------ Supplied material ------

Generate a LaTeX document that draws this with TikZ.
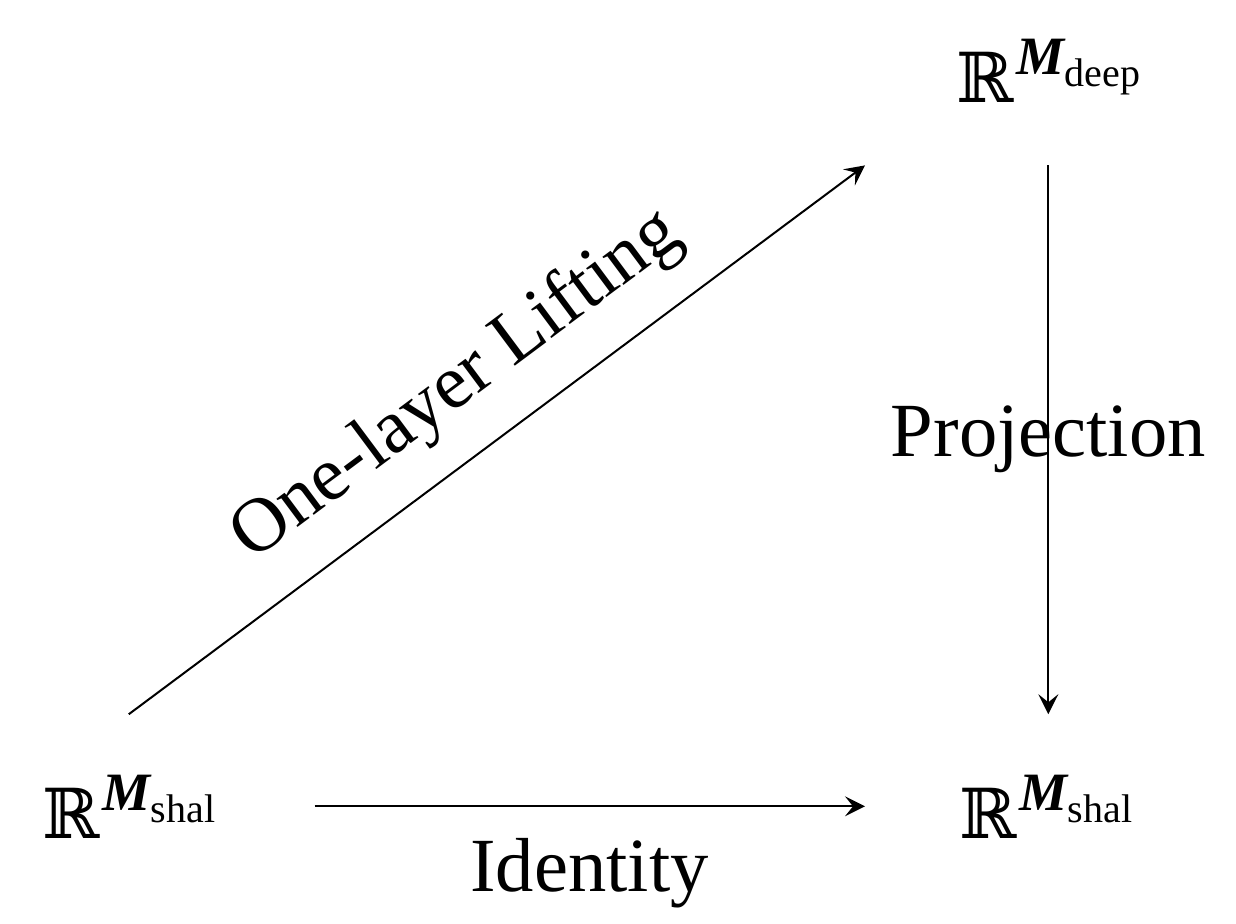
\documentclass[tikz,border=0pt]{standalone}
\usepackage{fontspec}
\setmainfont{Liberation Serif}
\newfontfamily\dsfont{DejaVu Serif}
\usetikzlibrary{arrows.meta}
\newcommand{\RM}[1]{{\dsfont\fontsize{34.5}{40}\selectfont ℝ}\kern1.5pt%
  \raisebox{14pt}{\fontsize{27}{30}\selectfont\bfseries\itshape M}%
  \raisebox{8pt}{\fontsize{20}{24}\selectfont #1}}

\begin{document}
\begin{tikzpicture}[x=0.5pt, y=-0.5pt,
  space/.style={inner sep=0pt, anchor=base west},
  maplabel/.style={font=\fontsize{38.3}{46}\selectfont},
  arr/.style={-{Stealth[length=10pt,width=10pt,inset=4pt]}, line width=1pt},
]
\useasboundingbox (0,0) rectangle (1236,924);

% Spaces
\node[space] (shalL) at (42,838)  {\RM{shal}};
\node[space] (deep)  at (956,103) {\RM{deep}};
\node[space] (shalR) at (959,838) {\RM{shal}};

% Maps
\draw[arr] ([yshift=30pt]shalL.north) -- ([xshift=-45.5pt,yshift=-31pt]deep.south west)
  node[maplabel, midway, sloped, above=12pt] {One-layer Lifting};
\draw[arr, shorten <=31pt, shorten >=30pt] (deep.south) -- (deep.south |- shalR.north)
  node[maplabel, midway] {Projection};
\draw[arr, shorten <=49.5pt, shorten >=47pt] (shalL.east) -- (shalR.west)
  node[maplabel, pos=0.503, below=12pt] {Identity};
\end{tikzpicture}
\end{document}
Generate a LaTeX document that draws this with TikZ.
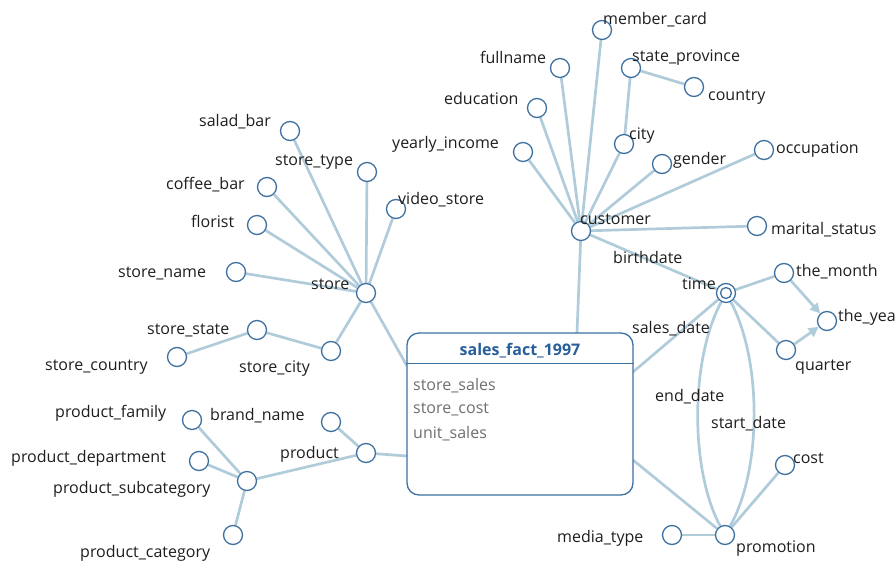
\documentclass[tikz,border=0pt]{standalone}
\usepackage{fontspec}
\setmainfont{Open Sans}
\usetikzlibrary{backgrounds,arrows.meta}

\definecolor{edgec}{RGB}{176,204,218}
\definecolor{nodec}{RGB}{62,112,160}
\definecolor{titlec}{RGB}{40,95,155}
\definecolor{attrc}{RGB}{112,112,112}
\definecolor{txtc}{RGB}{30,30,30}

\tikzset{
  attr/.style={circle, draw=nodec, line width=1.3pt, fill=white, minimum size=19pt, inner sep=0pt},
  lbl/.style={font=\fontsize{16}{18}\selectfont, text=txtc, inner sep=0pt, anchor=west, yshift=-1.5pt},
  fattr/.style={font=\fontsize{16}{18}\selectfont, text=attrc, inner sep=0pt, anchor=west, yshift=-1.5pt},
  link/.style={draw=edgec, line width=2.7pt},
  arrowlink/.style={link, -{Triangle[length=10pt,width=10pt]}},
}

\begin{document}
\begin{tikzpicture}[x=1pt,y=-1pt]
\useasboundingbox (0,0) rectangle (895,565);

% ---- fact table ----
\node[draw=nodec, rounded corners=12pt, line width=1.3pt, fill=white,
      minimum width=226pt, minimum height=162pt, inner sep=0pt] (fact) at (520,414) {};
\draw[nodec, line width=1.1pt] ([yshift=-31pt]fact.north west) -- ([yshift=-31pt]fact.north east);
\node[font=\bfseries\fontsize{16}{18}\selectfont, text=titlec, inner sep=0pt] (ftitle) at (520,351) {sales\_fact\_1997};
\node[fattr] (fa1) at (413,384) {store\_sales};
\node[fattr] (fa2) at (413,408) {store\_cost};
\node[fattr] (fa3) at (413,432) {unit\_sales};

\coordinate (fStore) at (407,366);
\coordinate (fProduct) at (407,456);
\coordinate (fCustomer) at (577,333);
\coordinate (fTime) at (633,372);
\coordinate (fPromo) at (633,460);

% ---- store dimension ----
\node[attr] (store) at (366,293) {};
\node[attr] (saladbar) at (290,131) {};
\node[attr] (storetype) at (367,172) {};
\node[attr] (coffeebar) at (267,187) {};
\node[attr] (videostore) at (396,209) {};
\node[attr] (florist) at (257,225) {};
\node[attr] (storename) at (236,272) {};
\node[attr] (storestate) at (257,330) {};
\node[attr] (storecity) at (331,351) {};
\node[attr] (storecountry) at (177,357) {};

\node[lbl] at (311,283) {store};
\node[lbl] at (199,120) {salad\_bar};
\node[lbl] at (275,161) {store\_type};
\node[lbl] at (166,183) {coffee\_bar};
\node[lbl] at (398,198) {video\_store};
\node[lbl] at (191,220) {florist};
\node[lbl] at (118,272) {store\_name};
\node[lbl] at (147,329) {store\_state};
\node[lbl] at (45,366) {store\_country};
\node[lbl] at (239,367) {store\_city};

% ---- product dimension ----
\node[attr] (product) at (366,453) {};
\node[attr] (brandname) at (331,422) {};
\node[attr] (psub) at (247,481) {};
\node[attr] (pfamily) at (192,420) {};
\node[attr] (pdept) at (199,461) {};
\node[attr] (pcat) at (233,535) {};

\node[lbl] at (280,453) {product};
\node[lbl] at (210,414) {brand\_name};
\node[lbl] at (55,412) {product\_family};
\node[lbl] at (11,457) {product\_department};
\node[lbl] at (53,488) {product\_subcategory};
\node[lbl] at (80,552) {product\_category};

% ---- customer dimension ----
\node[attr] (customer) at (581,231) {};
\node[attr] (membercard) at (602,30) {};
\node[attr] (fullname) at (560,68) {};
\node[attr] (education) at (537,108) {};
\node[attr] (income) at (523,152) {};
\node[attr] (stateprov) at (631,68) {};
\node[attr] (country) at (694,87) {};
\node[attr] (city) at (624,144) {};
\node[attr] (gender) at (662,164) {};
\node[attr] (occupation) at (764,150) {};
\node[attr] (marital) at (757,226) {};

\node[lbl] at (580,218) {customer};
\node[lbl] at (603,18) {member\_card};
\node[lbl] at (480,56) {fullname};
\node[lbl] at (444,97) {education};
\node[lbl] at (392,143) {yearly\_income};
\node[lbl] at (632,56) {state\_province};
\node[lbl] at (708,96) {country};
\node[lbl] at (629,134) {city};
\node[lbl] at (673,159) {gender};
\node[lbl] at (776,148) {occupation};
\node[lbl] at (771,228) {marital\_status};
\node[lbl] at (613,256) {birthdate};

% ---- time dimension ----
\node[attr] (time) at (726,293) {};
\node[circle, draw=nodec, line width=1.3pt, minimum size=11pt, inner sep=0pt] (timein) at (726,293) {};
\node[attr] (month) at (784,273) {};
\node[attr] (year) at (827,321) {};
\node[attr] (quarter) at (786,350) {};

\node[lbl] at (682,282) {time};
\node[lbl] at (796,270) {the\_month};
\node[lbl] at (838,316) {the\_year};
\node[lbl] at (795,366) {quarter};
\node[lbl] at (632,327) {sales\_date};
\node[lbl] at (655,395) {end\_date};
\node[lbl] at (711,422) {start\_date};

% ---- promotion dimension ----
\node[attr] (promotion) at (725,535) {};
\node[attr] (mediatype) at (672,535) {};
\node[attr] (cost) at (785,465) {};

\node[lbl] at (736,547) {promotion};
\node[lbl] at (557,537) {media\_type};
\node[lbl] at (793,457) {cost};

% ---- connectors ----
\begin{scope}[on background layer]
  \foreach \a in {saladbar,storetype,coffeebar,videostore,florist,storename,storecity}
    \draw[link] (store) -- (\a);
  \draw[link] (storecity) -- (storestate);
  \draw[link] (storestate) -- (storecountry);
  \draw[link] (store) -- (fStore);

  \draw[link] (product) -- (brandname);
  \draw[link] (product) -- (psub);
  \foreach \a in {pfamily,pdept,pcat}
    \draw[link] (psub) -- (\a);
  \draw[link] (product) -- (fProduct);

  \foreach \a in {membercard,fullname,education,income,city,gender,occupation,marital}
    \draw[link] (customer) -- (\a);
  \draw[link] (city) -- (stateprov);
  \draw[link] (stateprov) -- (country);
  \draw[link] (customer) -- (fCustomer);
  \draw[link] (customer) -- (time);

  \draw[link] (time) -- (month);
  \draw[link] (time) -- (quarter);
  \draw[arrowlink] (month) -- (year);
  \draw[arrowlink] (quarter) -- (year);
  \draw[link] (fTime) -- (time);

  \draw[link] (fPromo) -- (promotion);
  \draw[link] (time) .. controls (690,360) and (690,470) .. (promotion);
  \draw[link] (time) .. controls (762,360) and (762,470) .. (promotion);
  \draw[link] (promotion) -- (mediatype);
  \draw[link] (promotion) -- (cost);
\end{scope}
\end{tikzpicture}
\end{document}
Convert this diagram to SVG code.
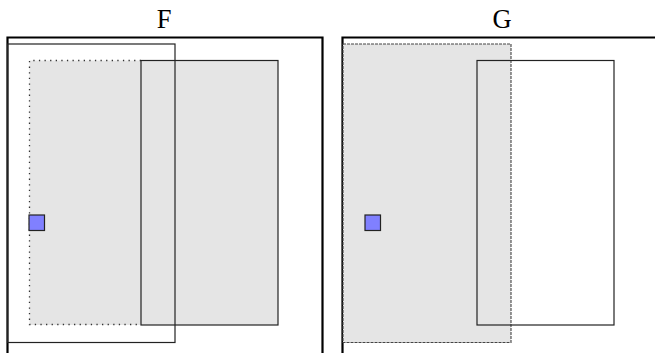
<svg xmlns="http://www.w3.org/2000/svg" width="655" height="353" viewBox="0 0 655 353">
<style>
.lbl{font-family:"Liberation Serif","DejaVu Serif",serif;font-size:26.5px;fill:#000;text-anchor:middle}
.frame{fill:none;stroke:#000;stroke-width:2.2}
.thin{fill:none;stroke:#222;stroke-width:1.2}
.gray{fill:#e5e5e5}
.blue{fill:#8080ff;stroke:#222;stroke-width:1.2}
</style>
<rect width="655" height="353" fill="#fff"/>
<g id="panelF">
  <text class="lbl" x="164" y="27.5">F</text>
  <polyline class="frame" points="7.5,353 7.5,37.5 322.5,37.5 322.5,353"/>
  <g id="F-gray"><rect class="gray" x="29.5" y="60.5" width="248.5" height="264.5"/>
    <polyline points="141,60.5 29.5,60.5 29.5,324.5 141,324.5" fill="none" stroke="#333" stroke-width="1.3" stroke-dasharray="1.3,4.3"/></g>
  <g id="F-solid"><rect class="thin" x="141" y="60.5" width="137" height="264.5"/></g>
  <g id="F-outline"><rect class="thin" x="7.5" y="44" width="167.5" height="298.5"/></g>
  <g id="F-square"><rect class="blue" x="29" y="215" width="15.5" height="15.5"/></g>
</g>
<g id="panelG">
  <text class="lbl" x="502" y="27.5">G</text>
  <polyline class="frame" points="342.5,353 342.5,37.5 655,37.5"/>
  <g id="G-gray"><rect class="gray" x="343" y="44" width="168" height="298.5"/>
    <rect x="343" y="44" width="168" height="298.5" fill="none" stroke="#444" stroke-width="1.1" stroke-dasharray="3,1"/></g>
  <g id="G-outline"><rect class="thin" x="477" y="60.5" width="137" height="264.5"/></g>
  <g id="G-square"><rect class="blue" x="365" y="215" width="15.5" height="15.5"/></g>
</g>
<g id="connectors"/>
</svg>
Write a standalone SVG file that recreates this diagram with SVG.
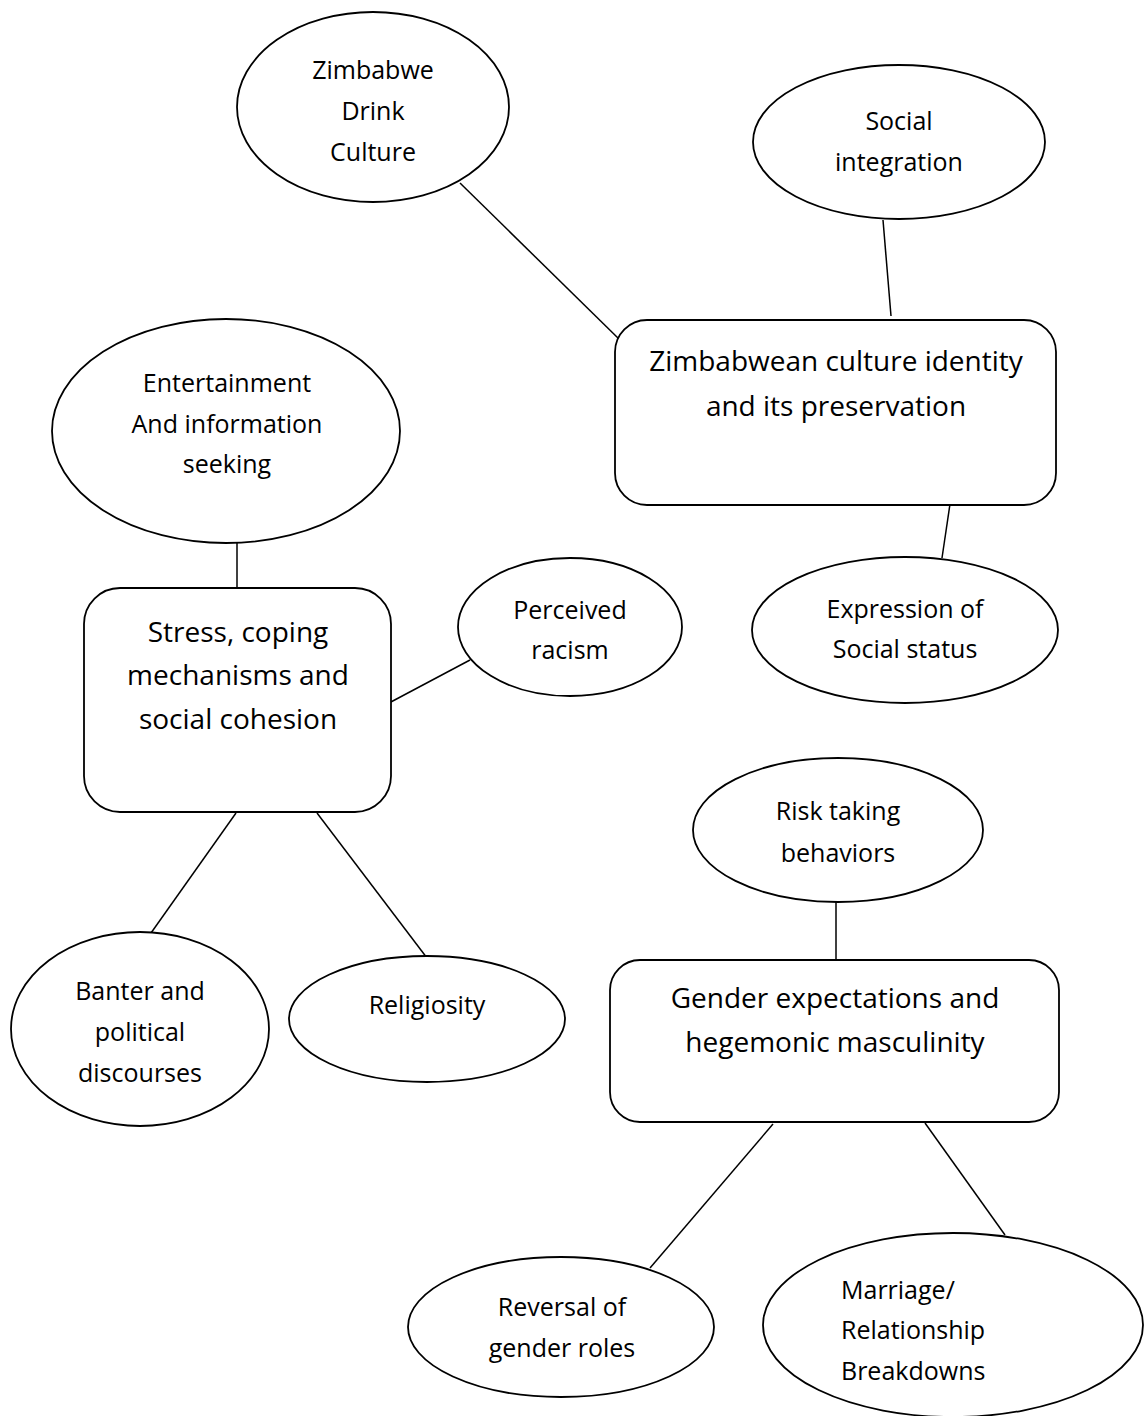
<svg xmlns="http://www.w3.org/2000/svg" width="1144" height="1416" viewBox="0 0 1144 1416">
<style>
  .n { fill: #fff; stroke: #000; stroke-width: 1.8; }
  .t { font-family: "Open Sans", "Noto Sans", "Liberation Sans", sans-serif; font-size: 25px; fill: #000; text-anchor: middle; }
  .L { font-size: 28px; }
  .s { text-anchor: start; }
  .c line { stroke: #000; stroke-width: 1.5; }
</style>
<rect width="1144" height="1416" fill="#fff"/>
<g class="c" id="connectors">
  <line x1="460" y1="183" x2="620" y2="340"/>
  <line x1="883" y1="220" x2="891" y2="316"/>
  <line x1="950" y1="504" x2="942" y2="558"/>
  <line x1="237" y1="543" x2="237" y2="588"/>
  <line x1="389" y1="703" x2="470" y2="660"/>
  <line x1="236" y1="813" x2="151" y2="933"/>
  <line x1="317" y1="813" x2="427" y2="958"/>
  <line x1="836" y1="902" x2="836" y2="960"/>
  <line x1="773" y1="1124" x2="650" y2="1268"/>
  <line x1="925" y1="1123" x2="1005" y2="1235"/>
</g>
<g id="zimbabwe-drink">
  <ellipse class="n" cx="373" cy="107" rx="136" ry="95"/>
  <text class="t" x="373" y="79">Zimbabwe</text>
  <text class="t" x="373" y="120">Drink</text>
  <text class="t" x="373" y="161">Culture</text>
</g>
<g id="social-integration">
  <ellipse class="n" cx="899" cy="142" rx="146" ry="77"/>
  <text class="t" x="899" y="130">Social</text>
  <text class="t" x="899" y="171">integration</text>
</g>
<g id="culture-identity">
  <rect class="n" x="615" y="320" width="441" height="185" rx="32"/>
  <text class="t L" x="836" y="371">Zimbabwean culture identity</text>
  <text class="t L" x="836" y="416">and its preservation</text>
</g>
<g id="entertainment">
  <ellipse class="n" cx="226" cy="431" rx="174" ry="112"/>
  <text class="t" x="227" y="392">Entertainment</text>
  <text class="t" x="227" y="433">And information</text>
  <text class="t" x="227" y="473">seeking</text>
</g>
<g id="stress">
  <rect class="n" x="84" y="588" width="307" height="224" rx="36"/>
  <text class="t L" x="238" y="642">Stress, coping</text>
  <text class="t L" x="238" y="685">mechanisms and</text>
  <text class="t L" x="238" y="729">social cohesion</text>
</g>
<g id="perceived-racism">
  <ellipse class="n" cx="570" cy="627" rx="112" ry="69"/>
  <text class="t" x="570" y="619">Perceived</text>
  <text class="t" x="570" y="659">racism</text>
</g>
<g id="social-status">
  <ellipse class="n" cx="905" cy="630" rx="153" ry="73"/>
  <text class="t" x="905" y="618">Expression of</text>
  <text class="t" x="905" y="658">Social status</text>
</g>
<g id="risk-taking">
  <ellipse class="n" cx="838" cy="830" rx="145" ry="72"/>
  <text class="t" x="838" y="820">Risk taking</text>
  <text class="t" x="838" y="862">behaviors</text>
</g>
<g id="gender-expectations">
  <rect class="n" x="610" y="960" width="449" height="162" rx="30"/>
  <text class="t L" x="835" y="1008">Gender expectations and</text>
  <text class="t L" x="835" y="1052">hegemonic masculinity</text>
</g>
<g id="banter">
  <ellipse class="n" cx="140" cy="1029" rx="129" ry="97"/>
  <text class="t" x="140" y="1000">Banter and</text>
  <text class="t" x="140" y="1041">political</text>
  <text class="t" x="140" y="1082">discourses</text>
</g>
<g id="religiosity">
  <ellipse class="n" cx="427" cy="1019" rx="138" ry="63"/>
  <text class="t" x="427" y="1014">Religiosity</text>
</g>
<g id="reversal">
  <ellipse class="n" cx="561" cy="1327" rx="153" ry="70"/>
  <text class="t" x="562" y="1316">Reversal of</text>
  <text class="t" x="562" y="1357">gender roles</text>
</g>
<g id="marriage">
  <ellipse class="n" cx="953" cy="1325" rx="190" ry="92"/>
  <text class="t s" x="841" y="1299">Marriage/</text>
  <text class="t s" x="841" y="1339">Relationship</text>
  <text class="t s" x="841" y="1380">Breakdowns</text>
</g>
</svg>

------

Your task>
Make an exact copy of the lines from the top of the material through the line with "(shalR) at (959,838)", pictures excluded.

Task solution>
Generate a LaTeX document that draws this with TikZ.
\documentclass[tikz,border=0pt]{standalone}
\usepackage{fontspec}
\setmainfont{Liberation Serif}
\newfontfamily\dsfont{DejaVu Serif}
\usetikzlibrary{arrows.meta}
\newcommand{\RM}[1]{{\dsfont\fontsize{34.5}{40}\selectfont ℝ}\kern1.5pt%
  \raisebox{14pt}{\fontsize{27}{30}\selectfont\bfseries\itshape M}%
  \raisebox{8pt}{\fontsize{20}{24}\selectfont #1}}

\begin{document}
\begin{tikzpicture}[x=0.5pt, y=-0.5pt,
  space/.style={inner sep=0pt, anchor=base west},
  maplabel/.style={font=\fontsize{38.3}{46}\selectfont},
  arr/.style={-{Stealth[length=10pt,width=10pt,inset=4pt]}, line width=1pt},
]
\useasboundingbox (0,0) rectangle (1236,924);

% Spaces
\node[space] (shalL) at (42,838)  {\RM{shal}};
\node[space] (deep)  at (956,103) {\RM{deep}};
\node[space] (shalR) at (959,838) {\RM{shal}};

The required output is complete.